• WRITTEN EXERCISE
Extract the whole listing as it stands. Do not include the pictures.

• SOURCE MATERIAL
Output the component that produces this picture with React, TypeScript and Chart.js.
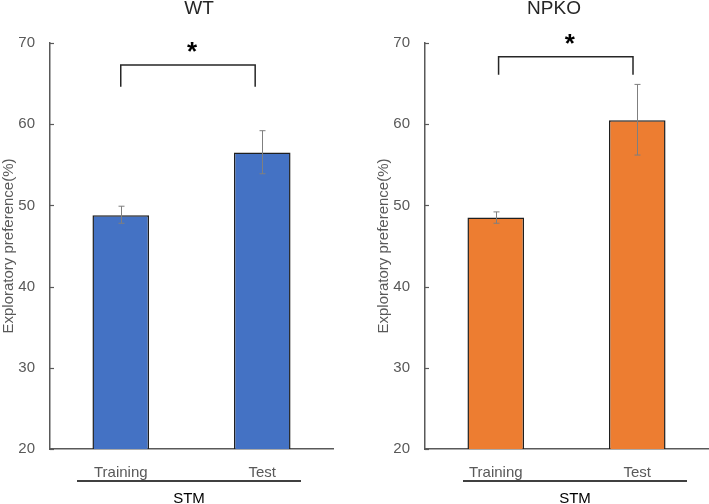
import { useEffect, useRef } from "react"
import { Chart, registerables, Plugin } from "chart.js"

Chart.register(...registerables)

// ── data ─────────────────────────────────────────────────────
const categories = ["Training", "Test"]
const yTicks = [20, 30, 40, 50, 60, 70]

const wtMeans = [48.8, 56.5]
const wtErrLow = [47.8, 53.9]
const wtErrHigh = [49.9, 59.2]
const wtBracket = [64.6, 67.3] // leg bottom, bar top
const wtBracketSpan = [0, 0.95] // category positions

const npkoMeans = [48.5, 60.5]
const npkoErrLow = [47.8, 56.2]
const npkoErrHigh = [49.2, 64.9]
const npkoBracket = [66.1, 68.3]
const npkoBracketSpan = [0.02, 0.97]

const AXIS = "#595959"
const FONT = "'Liberation Sans', Arial, sans-serif"

interface PanelProps {
  title: string
  titleX: number
  color: string
  means: number[]
  errLow: number[]
  errHigh: number[]
  bracket: number[]
  bracketSpan: number[]
  groupLine: number[]
  left: number
  width: number
}

function Panel(p: PanelProps) {
  const canvasRef = useRef<HTMLCanvasElement>(null)

  useEffect(() => {
    const canvas = canvasRef.current
    if (!canvas) return

    const extras: Plugin<"bar"> = {
      id: "extras",
      afterDraw(chart) {
        const ctx = chart.ctx
        const x = chart.scales.x
        const y = chart.scales.y
        const area = chart.chartArea
        ctx.save()

        // inward tick marks on y axis
        ctx.strokeStyle = AXIS
        ctx.lineWidth = 1.2
        yTicks.forEach((v) => {
          const py = Math.round(y.getPixelForValue(v)) + 0.5
          ctx.beginPath()
          ctx.moveTo(area.left, py)
          ctx.lineTo(area.left + 4, py)
          ctx.stroke()
        })

        // error bars
        ctx.strokeStyle = "#7f7f7f"
        ctx.lineWidth = 1
        p.means.forEach((_, i) => {
          const px = Math.round(x.getPixelForValue(i)) + 0.5
          const lo = y.getPixelForValue(p.errLow[i])
          const hi = y.getPixelForValue(p.errHigh[i])
          ctx.beginPath()
          ctx.moveTo(px, lo)
          ctx.lineTo(px, hi)
          ctx.moveTo(px - 3, lo)
          ctx.lineTo(px + 3, lo)
          ctx.moveTo(px - 3, hi)
          ctx.lineTo(px + 3, hi)
          ctx.stroke()
        })

        // significance bracket
        const bx1 = x.getPixelForValue(p.bracketSpan[0])
        const bx2 = x.getPixelForValue(p.bracketSpan[1])
        const bTop = y.getPixelForValue(p.bracket[1])
        const bBot = y.getPixelForValue(p.bracket[0])
        ctx.strokeStyle = "#262626"
        ctx.lineWidth = 1.5
        ctx.beginPath()
        ctx.moveTo(bx1, bBot)
        ctx.lineTo(bx1, bTop)
        ctx.lineTo(bx2, bTop)
        ctx.lineTo(bx2, bBot)
        ctx.stroke()

        ctx.fillStyle = "#000"
        ctx.font = `bold 26px ${FONT}`
        ctx.textAlign = "center"
        ctx.textBaseline = "middle"
        ctx.fillText("*", (bx1 + bx2) / 2 + 4, bTop - 12)

        // group line + label
        const lx1 = area.left + p.groupLine[0]
        const lx2 = area.left + p.groupLine[1]
        ctx.strokeStyle = "#000"
        ctx.lineWidth = 1.5
        ctx.beginPath()
        ctx.moveTo(lx1, 481)
        ctx.lineTo(lx2, 481)
        ctx.stroke()
        ctx.font = `15px ${FONT}`
        ctx.fillText("STM", (lx1 + lx2) / 2, 499)

        // title
        ctx.fillStyle = "#262626"
        ctx.font = `19px ${FONT}`
        ctx.fillText(p.title, p.titleX, 9)
        ctx.restore()
      },
    }

    const chart = new Chart(canvas, {
      type: "bar",
      data: {
        labels: categories,
        datasets: [
          {
            data: p.means,
            backgroundColor: p.color,
            borderColor: "#1f1f1f",
            borderWidth: 1.5,
            barPercentage: 0.4,
            categoryPercentage: 1,
          },
        ],
      },
      options: {
        animation: false,
        responsive: false,
        devicePixelRatio: 1,
        layout: { padding: { top: 43, right: p.width - 50 - 283, left: 0, bottom: 0 } },
        plugins: { legend: { display: false }, tooltip: { enabled: false } },
        scales: {
          x: {
            type: "category",
            grid: { display: false },
            border: { color: AXIS, width: 1.5 },
            ticks: { color: AXIS, font: { family: FONT, size: 15 }, padding: 7 },
            afterFit: (s) => {
              s.height = 55
            },
          },
          y: {
            min: 20,
            max: 70,
            grid: { display: false },
            border: { color: AXIS, width: 1.5 },
            ticks: {
              stepSize: 10,
              color: AXIS,
              font: { family: FONT, size: 15 },
              padding: 7,
            },
            title: {
              display: true,
              text: "Exploratory preference(%)",
              color: AXIS,
              font: { family: FONT, size: 15 },
              padding: 0,
            },
            afterFit: (s) => {
              s.width = 50
            },
          },
        },
      },
      plugins: [extras],
    })

    return () => chart.destroy()
  }, [])

  return (
    <canvas
      ref={canvasRef}
      width={p.width}
      height={504}
      style={{ position: "absolute", left: p.left, top: 0 }}
    />
  )
}

export default function App() {
  useEffect(() => {
    document.body.style.margin = "0"
  }, [])
  return (
    <div style={{ position: "relative", width: 709, height: 504, background: "#fff" }}>
      <Panel
        title="WT"
        titleX={199}
        color="#4472C4"
        means={wtMeans}
        errLow={wtErrLow}
        errHigh={wtErrHigh}
        bracket={wtBracket}
        bracketSpan={wtBracketSpan}
        groupLine={[27, 251]}
        left={0}
        width={345}
      />
      <Panel
        title="NPKO"
        titleX={179}
        color="#ED7D31"
        means={npkoMeans}
        errLow={npkoErrLow}
        errHigh={npkoErrHigh}
        bracket={npkoBracket}
        bracketSpan={npkoBracketSpan}
        groupLine={[38, 262]}
        left={375}
        width={334}
      />
    </div>
  )
}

• REPLY TO THE TASK
Output the component that produces this picture with React, TypeScript and Chart.js.
import { useEffect, useRef } from "react"
import { Chart, registerables, Plugin } from "chart.js"

Chart.register(...registerables)

// ── data ─────────────────────────────────────────────────────
const categories = ["Training", "Test"]
const yTicks = [20, 30, 40, 50, 60, 70]

const wtMeans = [48.8, 56.5]
const wtErrLow = [47.8, 53.9]
const wtErrHigh = [49.9, 59.2]
const wtBracket = [64.6, 67.3] // leg bottom, bar top
const wtBracketSpan = [0, 0.95] // category positions

const npkoMeans = [48.5, 60.5]
const npkoErrLow = [47.8, 56.2]
const npkoErrHigh = [49.2, 64.9]
const npkoBracket = [66.1, 68.3]
const npkoBracketSpan = [0.02, 0.97]

const AXIS = "#595959"
const FONT = "'Liberation Sans', Arial, sans-serif"

interface PanelProps {
  title: string
  titleX: number
  color: string
  means: number[]
  errLow: number[]
  errHigh: number[]
  bracket: number[]
  bracketSpan: number[]
  groupLine: number[]
  left: number
  width: number
}

function Panel(p: PanelProps) {
  const canvasRef = useRef<HTMLCanvasElement>(null)

  useEffect(() => {
    const canvas = canvasRef.current
    if (!canvas) return

    const extras: Plugin<"bar"> = {
      id: "extras",
      afterDraw(chart) {
        const ctx = chart.ctx
        const x = chart.scales.x
        const y = chart.scales.y
        const area = chart.chartArea
        ctx.save()

        // inward tick marks on y axis
        ctx.strokeStyle = AXIS
        ctx.lineWidth = 1.2
        yTicks.forEach((v) => {
          const py = Math.round(y.getPixelForValue(v)) + 0.5
          ctx.beginPath()
          ctx.moveTo(area.left, py)
          ctx.lineTo(area.left + 4, py)
          ctx.stroke()
        })

        // error bars
        ctx.strokeStyle = "#7f7f7f"
        ctx.lineWidth = 1
        p.means.forEach((_, i) => {
          const px = Math.round(x.getPixelForValue(i)) + 0.5
          const lo = y.getPixelForValue(p.errLow[i])
          const hi = y.getPixelForValue(p.errHigh[i])
          ctx.beginPath()
          ctx.moveTo(px, lo)
          ctx.lineTo(px, hi)
          ctx.moveTo(px - 3, lo)
          ctx.lineTo(px + 3, lo)
          ctx.moveTo(px - 3, hi)
          ctx.lineTo(px + 3, hi)
          ctx.stroke()
        })

        // significance bracket
        const bx1 = x.getPixelForValue(p.bracketSpan[0])
        const bx2 = x.getPixelForValue(p.bracketSpan[1])
        const bTop = y.getPixelForValue(p.bracket[1])
        const bBot = y.getPixelForValue(p.bracket[0])
        ctx.strokeStyle = "#262626"
        ctx.lineWidth = 1.5
        ctx.beginPath()
        ctx.moveTo(bx1, bBot)
        ctx.lineTo(bx1, bTop)
        ctx.lineTo(bx2, bTop)
        ctx.lineTo(bx2, bBot)
        ctx.stroke()

        ctx.fillStyle = "#000"
        ctx.font = `bold 26px ${FONT}`
        ctx.textAlign = "center"
        ctx.textBaseline = "middle"
        ctx.fillText("*", (bx1 + bx2) / 2 + 4, bTop - 12)

        // group line + label
        const lx1 = area.left + p.groupLine[0]
        const lx2 = area.left + p.groupLine[1]
        ctx.strokeStyle = "#000"
        ctx.lineWidth = 1.5
        ctx.beginPath()
        ctx.moveTo(lx1, 481)
        ctx.lineTo(lx2, 481)
        ctx.stroke()
        ctx.font = `15px ${FONT}`
        ctx.fillText("STM", (lx1 + lx2) / 2, 499)

        // title
        ctx.fillStyle = "#262626"
        ctx.font = `19px ${FONT}`
        ctx.fillText(p.title, p.titleX, 9)
        ctx.restore()
      },
    }

    const chart = new Chart(canvas, {
      type: "bar",
      data: {
        labels: categories,
        datasets: [
          {
            data: p.means,
            backgroundColor: p.color,
            borderColor: "#1f1f1f",
            borderWidth: 1.5,
            barPercentage: 0.4,
            categoryPercentage: 1,
          },
        ],
      },
      options: {
        animation: false,
        responsive: false,
        devicePixelRatio: 1,
        layout: { padding: { top: 43, right: p.width - 50 - 283, left: 0, bottom: 0 } },
        plugins: { legend: { display: false }, tooltip: { enabled: false } },
        scales: {
          x: {
            type: "category",
            grid: { display: false },
            border: { color: AXIS, width: 1.5 },
            ticks: { color: AXIS, font: { family: FONT, size: 15 }, padding: 7 },
            afterFit: (s) => {
              s.height = 55
            },
          },
          y: {
            min: 20,
            max: 70,
            grid: { display: false },
            border: { color: AXIS, width: 1.5 },
            ticks: {
              stepSize: 10,
              color: AXIS,
              font: { family: FONT, size: 15 },
              padding: 7,
            },
            title: {
              display: true,
              text: "Exploratory preference(%)",
              color: AXIS,
              font: { family: FONT, size: 15 },
              padding: 0,
            },
            afterFit: (s) => {
              s.width = 50
            },
          },
        },
      },
      plugins: [extras],
    })

    return () => chart.destroy()
  }, [])

  return (
    <canvas
      ref={canvasRef}
      width={p.width}
      height={504}
      style={{ position: "absolute", left: p.left, top: 0 }}
    />
  )
}

export default function App() {
  useEffect(() => {
    document.body.style.margin = "0"
  }, [])
  return (
    <div style={{ position: "relative", width: 709, height: 504, background: "#fff" }}>
      <Panel
        title="WT"
        titleX={199}
        color="#4472C4"
        means={wtMeans}
        errLow={wtErrLow}
        errHigh={wtErrHigh}
        bracket={wtBracket}
        bracketSpan={wtBracketSpan}
        groupLine={[27, 251]}
        left={0}
        width={345}
      />
      <Panel
        title="NPKO"
        titleX={179}
        color="#ED7D31"
        means={npkoMeans}
        errLow={npkoErrLow}
        errHigh={npkoErrHigh}
        bracket={npkoBracket}
        bracketSpan={npkoBracketSpan}
        groupLine={[38, 262]}
        left={375}
        width={334}
      />
    </div>
  )
}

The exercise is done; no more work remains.